Doblegar a una potencia marítima como Cartago no podía ser sencillo. Fueron necesarias décadas para conseguirlo. Tres guerras, llamadas "Púnicas" por el nombre que los romanos daban a los ancestros de los cartagineses (Poenici, fenicios), se extendieron desde el año 264 al 146 a.C. No podría yo abundar aquí en el recuento de las hazañas acaecidas en cada una de las tres contiendas, y más bien me concentraré en cómo terminó todo. En el año 147 a.C., penúltimo de la guerra, 80.000 legionarios romanos que habían desembarcado el año anterior en las costas cartaginesas no habían conseguido romper la defensa de la ciudad. Entonces el Senado envió a un general, Publio Cornelio Escipión Emiliano, nieto del legendario Escipión el Africano, para que se hiciera cargo de la ofensiva. Escipión Emiliano decidió imponer un asfixiante cerco a Cartago, y esperó.
En otoño de 147, la ciudad ya se mostraba debilitada y los romanos se sintieron en condiciones de asaltarla. Dicen que la toma fue cruenta en demasía. Se combatió encarnizadamente casa por casa, según cuenta el historiador Polibio, quien presenció los hechos. Uno por uno los cartagineses fueron masacrados y sus casas incendiadas. Al sexto día, Asdrúbal, que había resistido junto a 900 cartagineses en el templo de Eshmún, se rindió ante Escipión y cayó de rodillas para rogar por su vida. Entonces su mujer, muerta de vergüenza, se suicidó, lanzándose a las llamas con sus hijos.
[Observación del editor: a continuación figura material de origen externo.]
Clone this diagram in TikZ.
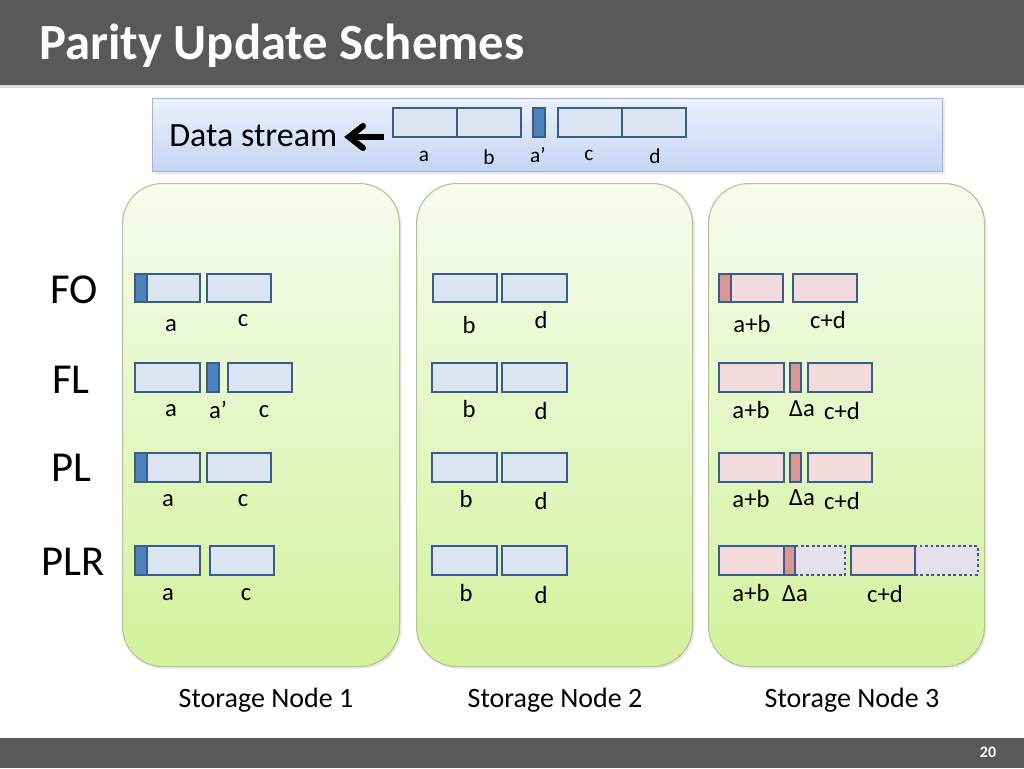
\documentclass[tikz,border=0pt]{standalone}
\usepackage{fontspec}
\setmainfont{Carlito}
\usetikzlibrary{arrows.meta,shadows}
\definecolor{bar}{HTML}{595959}
\definecolor{barline}{HTML}{D9D9D9}
\definecolor{blkfill}{HTML}{DCE6F2}
\definecolor{blkline}{HTML}{385D8A}
\definecolor{stripc}{HTML}{4F81BD}
\definecolor{pinkfill}{HTML}{F2DCDB}
\definecolor{pinkstrip}{HTML}{D99694}
\definecolor{lav}{HTML}{E6E0EC}
\definecolor{pantop}{HTML}{F6FCEE}
\definecolor{panbot}{HTML}{D3F29C}
\definecolor{panline}{HTML}{B2C290}
\definecolor{dstop}{HTML}{EBF1FC}
\definecolor{dsbot}{HTML}{C4D5F3}
\definecolor{dsline}{HTML}{9AB5DA}
\newcommand\Bx[6]{\node[#6, anchor=north west, inner sep=0pt, outer sep=0pt,
  minimum width={(#4-#2)*0.75pt}, minimum height={(#5-#3)*0.75pt}] (#1) at (#2,#3) {};}
\begin{document}
\begin{tikzpicture}[x=0.75pt,y=-0.75pt,
  blk/.style={draw=blkline, line width=2.1pt, fill=blkfill},
  blkS/.style={draw=blkline, line width=2.1pt, fill=stripc},
  pblk/.style={draw=blkline, line width=2.1pt, fill=pinkfill},
  pblkS/.style={draw=blkline, line width=2.1pt, fill=pinkstrip},
  dblk/.style={draw=blkline, line width=2.1pt, dotted, fill=lav},
  panel/.style={draw=panline, line width=0.8pt, rounded corners=30pt, top color=pantop, bottom color=panbot,
     drop shadow={opacity=0.18, shadow xshift=1.5pt, shadow yshift=-1.5pt}},
  lbl/.style={font=\fontsize{18.5}{20}\selectfont, inner sep=0pt},
  slbl/.style={font=\fontsize{16}{18}\selectfont, inner sep=0pt},
  rowlbl/.style={font=\fontsize{32}{36}\selectfont, inner sep=0pt},
  nodelbl/.style={font=\fontsize{21}{24}\selectfont, inner sep=0pt},
  arr/.style={line width=4.5pt, line cap=butt},
  arrhead/.style={line width=4.5pt, line cap=round, line join=miter}
]
\useasboundingbox (0,0) rectangle (1024,768);
\fill[white] (0,0) rectangle (1024,768);
% bars
\fill[bar] (0,0) rectangle (1024,85);
\fill[barline] (0,85) rectangle (1024,88);
\fill[bar] (0,738) rectangle (1024,768);
\node[anchor=west, text=white, font=\bfseries\fontsize{38}{42}\selectfont, inner sep=0pt] (title) at (39,46) {Parity Update Schemes};
\node[text=white, font=\bfseries\fontsize{12}{14}\selectfont, inner sep=0pt] (pg) at (988,752) {20};

% data stream box
\node[draw=dsline, line width=0.8pt, top color=dstop, bottom color=dsbot, anchor=north west, inner sep=0pt,
  minimum width={790*0.75pt}, minimum height={73*0.75pt},
  drop shadow={opacity=0.18, shadow xshift=1.5pt, shadow yshift=-1.5pt}] (ds) at (152,98) {};
\node[anchor=west, font=\fontsize{25.5}{28}\selectfont, inner sep=0pt] (dst) at (169,136) {Data stream};
\Bx{sa}{393}{108}{457}{137}{blk}
\Bx{sb}{457}{108}{521}{137}{blk}
\Bx{sap}{533}{108}{545}{137}{blkS}
\Bx{sc}{558}{108}{622}{137}{blk}
\Bx{sd}{622}{108}{686}{137}{blk}
\coordinate (arrS) at (384,137);
\coordinate (arrE) at (349,137);
\coordinate (arrU) at (363,126);
\coordinate (arrD) at (363,148);
\draw[arr] (arrS) -- (arrE);
\draw[arrhead] (arrU) -- (arrE) -- (arrD);
\node[slbl] (lsa) at (424,156) {a};
\node[slbl] (lsb) at (489,157) {b};
\node[slbl] (lsap) at (538,155) {a’};
\node[slbl] (lsc) at (589,155) {c};
\node[slbl] (lsd) at (655,156) {d};

% panels
\node[panel, anchor=north west, inner sep=0pt, minimum width={277*0.75pt}, minimum height={483*0.75pt}] (p1) at (122,183) {};
\node[panel, anchor=north west, inner sep=0pt, minimum width={276*0.75pt}, minimum height={483*0.75pt}] (p2) at (416,183) {};
\node[panel, anchor=north west, inner sep=0pt, minimum width={276*0.75pt}, minimum height={483*0.75pt}] (p3) at (708,183) {};

% row labels
\node[rowlbl] (rFO) at (74,290) {FO};
\node[rowlbl] (rFL) at (71,380) {FL};
\node[rowlbl] (rPL) at (71,468) {PL};
\node[rowlbl] (rPLR) at (73,562) {PLR};

% ---- Panel 1
\Bx{fo1a}{135}{274}{200}{302}{blk}
\Bx{fo1as}{135}{274}{147}{302}{blkS}
\Bx{fo1c}{207}{274}{271}{302}{blk}
\node[lbl] (lfo1a) at (171,326) {a};
\node[lbl] (lfo1c) at (243,321) {c};

\Bx{fl1a}{135}{363}{200}{392}{blk}
\Bx{fl1ap}{207}{363}{219}{392}{blkS}
\Bx{fl1c}{228}{363}{292}{392}{blk}
\node[lbl] (lfl1a) at (171,411) {a};
\node[lbl] (lfl1ap) at (218,410) {a’};
\node[lbl] (lfl1c) at (264,412) {c};

\Bx{pl1a}{135}{453}{200}{482}{blk}
\Bx{pl1as}{135}{453}{147}{482}{blkS}
\Bx{pl1c}{207}{453}{271}{482}{blk}
\node[lbl] (lpl1a) at (168,501) {a};
\node[lbl] (lpl1c) at (243,501) {c};

\Bx{plr1a}{135}{546}{200}{575}{blk}
\Bx{plr1as}{135}{546}{147}{575}{blkS}
\Bx{plr1c}{210}{546}{274}{575}{blk}
\node[lbl] (lplr1a) at (168,595) {a};
\node[lbl] (lplr1c) at (246,595) {c};

% ---- Panel 2
\Bx{fo2b}{433}{274}{497}{302}{blk}
\Bx{fo2d}{502}{274}{567}{302}{blk}
\node[lbl] (lfo2b) at (469,325) {b};
\node[lbl] (lfo2d) at (541,320) {d};

\Bx{fl2b}{432}{363}{497}{392}{blk}
\Bx{fl2d}{502}{363}{567}{392}{blk}
\node[lbl] (lfl2b) at (469,409) {b};
\node[lbl] (lfl2d) at (541,411) {d};

\Bx{pl2b}{432}{453}{497}{482}{blk}
\Bx{pl2d}{502}{453}{567}{482}{blk}
\node[lbl] (lpl2b) at (466,499) {b};
\node[lbl] (lpl2d) at (541,501) {d};

\Bx{plr2b}{432}{546}{497}{575}{blk}
\Bx{plr2d}{502}{546}{567}{575}{blk}
\node[lbl] (lplr2b) at (466,593) {b};
\node[lbl] (lplr2d) at (541,595) {d};

% ---- Panel 3
\Bx{fo3ab}{719}{274}{783}{302}{pblk}
\Bx{fo3abs}{719}{274}{731}{302}{pblkS}
\Bx{fo3cd}{793}{274}{857}{302}{pblk}
\node[lbl] (lfo3ab) at (752,324) {a+b};
\node[lbl] (lfo3cd) at (828,320) {c+d};

\Bx{fl3ab}{719}{363}{784}{392}{pblk}
\Bx{fl3da}{790}{363}{801}{392}{pblkS}
\Bx{fl3cd}{808}{363}{872}{392}{pblk}
\node[lbl] (lfl3ab) at (751,410) {a+b};
\node[lbl] (lfl3da) at (802,409) {Δa};
\node[lbl] (lfl3cd) at (842,411) {c+d};

\Bx{pl3ab}{719}{453}{784}{482}{pblk}
\Bx{pl3da}{790}{453}{801}{482}{pblkS}
\Bx{pl3cd}{808}{453}{872}{482}{pblk}
\node[lbl] (lpl3ab) at (751,499) {a+b};
\node[lbl] (lpl3da) at (802,498) {Δa};
\node[lbl] (lpl3cd) at (842,501) {c+d};

\Bx{plr3x1}{795}{546}{845}{575}{dblk}
\Bx{plr3x2}{915}{546}{978}{575}{dblk}
\Bx{plr3ab}{719}{546}{784}{575}{pblk}
\Bx{plr3da}{784}{546}{795}{575}{pblkS}
\Bx{plr3cd}{851}{546}{915}{575}{pblk}
\node[lbl] (lplr3ab) at (751,593) {a+b};
\node[lbl] (lplr3da) at (795,594) {Δa};
\node[lbl] (lplr3cd) at (885,594) {c+d};

% node labels
\node[nodelbl] (n1) at (266,700) {Storage Node 1};
\node[nodelbl] (n2) at (555,700) {Storage Node 2};
\node[nodelbl] (n3) at (852,700) {Storage Node 3};
\end{tikzpicture}
\end{document}
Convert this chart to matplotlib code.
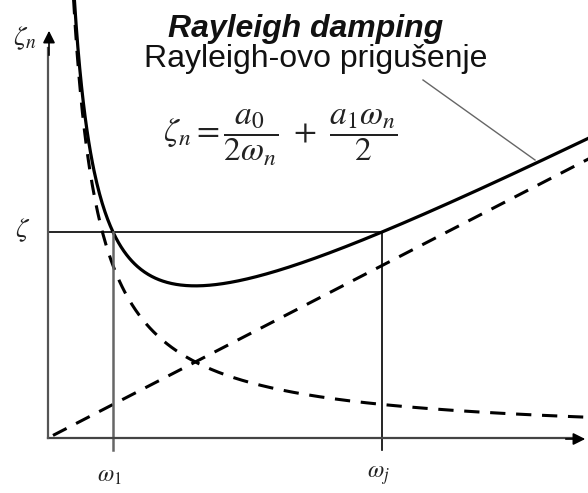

Polibio también cuenta que esa noche Escipión, al ver toda la destrucción que había causado, lloró amargamente recordando unos versos de la Ilíada: "Llegará un día en que la sagrada Ilión haya perecido, y Príamo, y el pueblo de Príamo, el óptimo lancero". Una semana ardió la ciudad, pero aquello no fue suficiente. La orden del Senado romano era arrasar Cartago desde sus cimientos, que no quedara piedra sobre piedra ni memoria de ella. Entonces los soldados, con saña indefinible, se dieron a la tarea de remover sus escombros humeantes, abrir surcos en la tierra y sembrarle sal para que nunca más pudiera brotar nada de sus entrañas.
La historia del fin de Cartago nos lleva a pensar en cuánta destrucción es necesaria para acabar con un país. Cuánta saña y crueldad se precisan para doblegar a un pueblo. Cuándo sabemos que hemos tocado fondo, y hasta dónde es capaz de llegar un general que se "limita" a obedecer órdenes superiores, cuántos crímenes puede cometer un soldado que cumple un mandato. Pero esto último ya tiene que ver con la ética y la calidad humana (porque los militares, aún creo, son humanos), y es tema suficiente para otra reflexión.